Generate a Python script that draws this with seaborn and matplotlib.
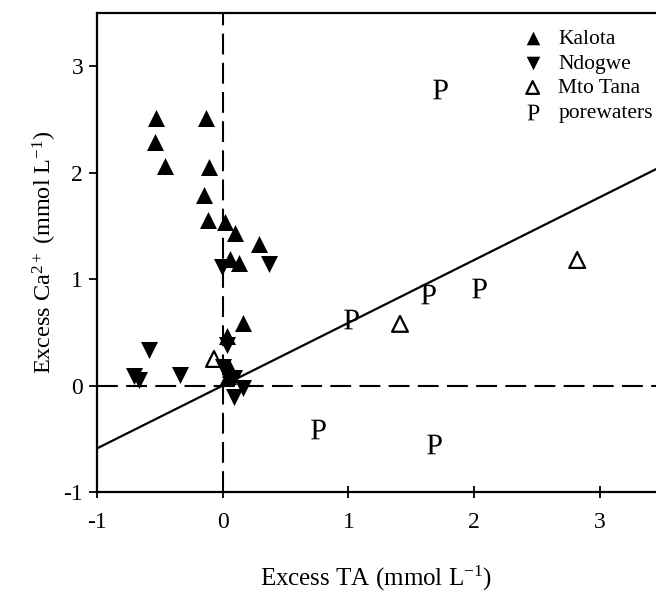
import matplotlib
matplotlib.use("Agg")
import matplotlib.pyplot as plt
import seaborn as sns
import numpy as np

sns.set_style("ticks")
plt.rcParams["font.family"] = ["Liberation Serif", "DejaVu Serif"]
plt.rcParams["mathtext.fontset"] = "custom"
plt.rcParams["mathtext.rm"] = "Liberation Serif"
plt.rcParams["mathtext.it"] = "Liberation Serif:italic"
plt.rcParams["mathtext.bf"] = "Liberation Serif:bold"
for key in ("text.color", "axes.labelcolor", "xtick.color", "ytick.color",
            "axes.edgecolor"):
    plt.rcParams[key] = "black"

# Excess TA / excess Ca2+ (mmol L-1)
kalota_ta = [-0.53, -0.13, -0.54, -0.46, -0.11, -0.15, -0.12, 0.02, 0.10, 0.29,
             0.06, 0.13, 0.16, 0.03, 0.06, 0.04]
kalota_ca = [2.51, 2.51, 2.29, 2.06, 2.05, 1.79, 1.56, 1.54, 1.43, 1.33,
             1.19, 1.15, 0.59, 0.47, 0.16, 0.09]

ndogwe_ta = [-0.01, 0.37, 0.03, -0.59, -0.71, -0.67, -0.34, 0.00, 0.09, 0.16, 0.09]
ndogwe_ca = [1.11, 1.14, 0.38, 0.33, 0.09, 0.05, 0.10, 0.17, 0.07, -0.02, -0.11]

mtotana_ta = [-0.07, 1.41, 2.82]
mtotana_ca = [0.25, 0.58, 1.18]

pore_ta = [1.02, 1.63, 2.04, 0.76, 1.68, 1.73]
pore_ca = [0.63, 0.86, 0.92, -0.41, -0.55, 2.79]

line_slope = 0.59
x_ticks = [-1, 0, 1, 2, 3]
y_ticks = [-1, 0, 1, 2, 3]

fig = plt.figure(figsize=(6.56, 5.96), dpi=100)
ax = fig.add_axes([0.148, 0.1745, 0.852, 0.8035])

xlim = (-1, 3.447)
ylim = (-1, 3.5)

# reference lines through the origin
ax.axvline(0, color="black", lw=1.5, ls=(0, (10, 4)), zorder=1)
ax.axhline(0, color="black", lw=1.5, ls=(0, (10, 4)), zorder=1)
xs = np.array(xlim)
sns.lineplot(x=xs, y=line_slope * xs, color="black", lw=1.6, ax=ax, zorder=2)

sns.scatterplot(x=kalota_ta, y=kalota_ca, marker="^", color="black", s=150,
                linewidth=0, label="Kalota", ax=ax, zorder=3)
sns.scatterplot(x=ndogwe_ta, y=ndogwe_ca, marker="v", color="black", s=150,
                linewidth=0, label="Ndogwe", ax=ax, zorder=3)
sns.scatterplot(x=mtotana_ta, y=mtotana_ca, marker="^", facecolors="none",
                edgecolors="black", s=130, linewidth=1.6, label="Mto Tana",
                ax=ax, zorder=3)
sns.scatterplot(x=pore_ta, y=pore_ca, marker=r"$\mathrm{P}$", color="black",
                s=200, linewidth=0, label="porewaters", ax=ax, zorder=3)

ax.set_xlim(*xlim)
ax.set_ylim(*ylim)
ax.set_xticks(x_ticks)
ax.set_yticks(y_ticks)
ax.set_xticklabels([str(t) for t in x_ticks])
ax.set_yticklabels([str(t) for t in y_ticks])
ax.tick_params(axis="x", direction="inout", length=9, width=1.3,
               labelsize=17, pad=10)
ax.tick_params(axis="y", direction="out", length=6, width=1.3,
               labelsize=17, pad=4)

for side in ("left", "bottom", "top"):
    ax.spines[side].set_linewidth(1.6)
ax.spines["right"].set_visible(False)

ax.set_xlabel(r"Excess TA (mmol L$^{-1}$)", fontsize=18, labelpad=22)
ax.set_ylabel(r"Excess Ca$^{2+}$ (mmol L$^{-1}$)", fontsize=17.5, labelpad=3)

handles, labels = ax.get_legend_handles_labels()
leg = ax.legend(handles, labels, loc="upper right", frameon=False,
                fontsize=15.5, handletextpad=0.2, labelspacing=0.21,
                borderaxespad=0.0, bbox_to_anchor=(1.01, 0.985),
                markerscale=0.8)

fig.savefig("out.png", dpi=100)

## Stated goal
Reproduce the full listing above verbatim, with no pictures included.

## Written response
Generate a Python script that draws this with seaborn and matplotlib.
import matplotlib
matplotlib.use("Agg")
import matplotlib.pyplot as plt
import seaborn as sns
import numpy as np

sns.set_style("ticks")
plt.rcParams["font.family"] = ["Liberation Serif", "DejaVu Serif"]
plt.rcParams["mathtext.fontset"] = "custom"
plt.rcParams["mathtext.rm"] = "Liberation Serif"
plt.rcParams["mathtext.it"] = "Liberation Serif:italic"
plt.rcParams["mathtext.bf"] = "Liberation Serif:bold"
for key in ("text.color", "axes.labelcolor", "xtick.color", "ytick.color",
            "axes.edgecolor"):
    plt.rcParams[key] = "black"

# Excess TA / excess Ca2+ (mmol L-1)
kalota_ta = [-0.53, -0.13, -0.54, -0.46, -0.11, -0.15, -0.12, 0.02, 0.10, 0.29,
             0.06, 0.13, 0.16, 0.03, 0.06, 0.04]
kalota_ca = [2.51, 2.51, 2.29, 2.06, 2.05, 1.79, 1.56, 1.54, 1.43, 1.33,
             1.19, 1.15, 0.59, 0.47, 0.16, 0.09]

ndogwe_ta = [-0.01, 0.37, 0.03, -0.59, -0.71, -0.67, -0.34, 0.00, 0.09, 0.16, 0.09]
ndogwe_ca = [1.11, 1.14, 0.38, 0.33, 0.09, 0.05, 0.10, 0.17, 0.07, -0.02, -0.11]

mtotana_ta = [-0.07, 1.41, 2.82]
mtotana_ca = [0.25, 0.58, 1.18]

pore_ta = [1.02, 1.63, 2.04, 0.76, 1.68, 1.73]
pore_ca = [0.63, 0.86, 0.92, -0.41, -0.55, 2.79]

line_slope = 0.59
x_ticks = [-1, 0, 1, 2, 3]
y_ticks = [-1, 0, 1, 2, 3]

fig = plt.figure(figsize=(6.56, 5.96), dpi=100)
ax = fig.add_axes([0.148, 0.1745, 0.852, 0.8035])

xlim = (-1, 3.447)
ylim = (-1, 3.5)

# reference lines through the origin
ax.axvline(0, color="black", lw=1.5, ls=(0, (10, 4)), zorder=1)
ax.axhline(0, color="black", lw=1.5, ls=(0, (10, 4)), zorder=1)
xs = np.array(xlim)
sns.lineplot(x=xs, y=line_slope * xs, color="black", lw=1.6, ax=ax, zorder=2)

sns.scatterplot(x=kalota_ta, y=kalota_ca, marker="^", color="black", s=150,
                linewidth=0, label="Kalota", ax=ax, zorder=3)
sns.scatterplot(x=ndogwe_ta, y=ndogwe_ca, marker="v", color="black", s=150,
                linewidth=0, label="Ndogwe", ax=ax, zorder=3)
sns.scatterplot(x=mtotana_ta, y=mtotana_ca, marker="^", facecolors="none",
                edgecolors="black", s=130, linewidth=1.6, label="Mto Tana",
                ax=ax, zorder=3)
sns.scatterplot(x=pore_ta, y=pore_ca, marker=r"$\mathrm{P}$", color="black",
                s=200, linewidth=0, label="porewaters", ax=ax, zorder=3)

ax.set_xlim(*xlim)
ax.set_ylim(*ylim)
ax.set_xticks(x_ticks)
ax.set_yticks(y_ticks)
ax.set_xticklabels([str(t) for t in x_ticks])
ax.set_yticklabels([str(t) for t in y_ticks])
ax.tick_params(axis="x", direction="inout", length=9, width=1.3,
               labelsize=17, pad=10)
ax.tick_params(axis="y", direction="out", length=6, width=1.3,
               labelsize=17, pad=4)

for side in ("left", "bottom", "top"):
    ax.spines[side].set_linewidth(1.6)
ax.spines["right"].set_visible(False)

ax.set_xlabel(r"Excess TA (mmol L$^{-1}$)", fontsize=18, labelpad=22)
ax.set_ylabel(r"Excess Ca$^{2+}$ (mmol L$^{-1}$)", fontsize=17.5, labelpad=3)

handles, labels = ax.get_legend_handles_labels()
leg = ax.legend(handles, labels, loc="upper right", frameon=False,
                fontsize=15.5, handletextpad=0.2, labelspacing=0.21,
                borderaxespad=0.0, bbox_to_anchor=(1.01, 0.985),
                markerscale=0.8)

fig.savefig("out.png", dpi=100)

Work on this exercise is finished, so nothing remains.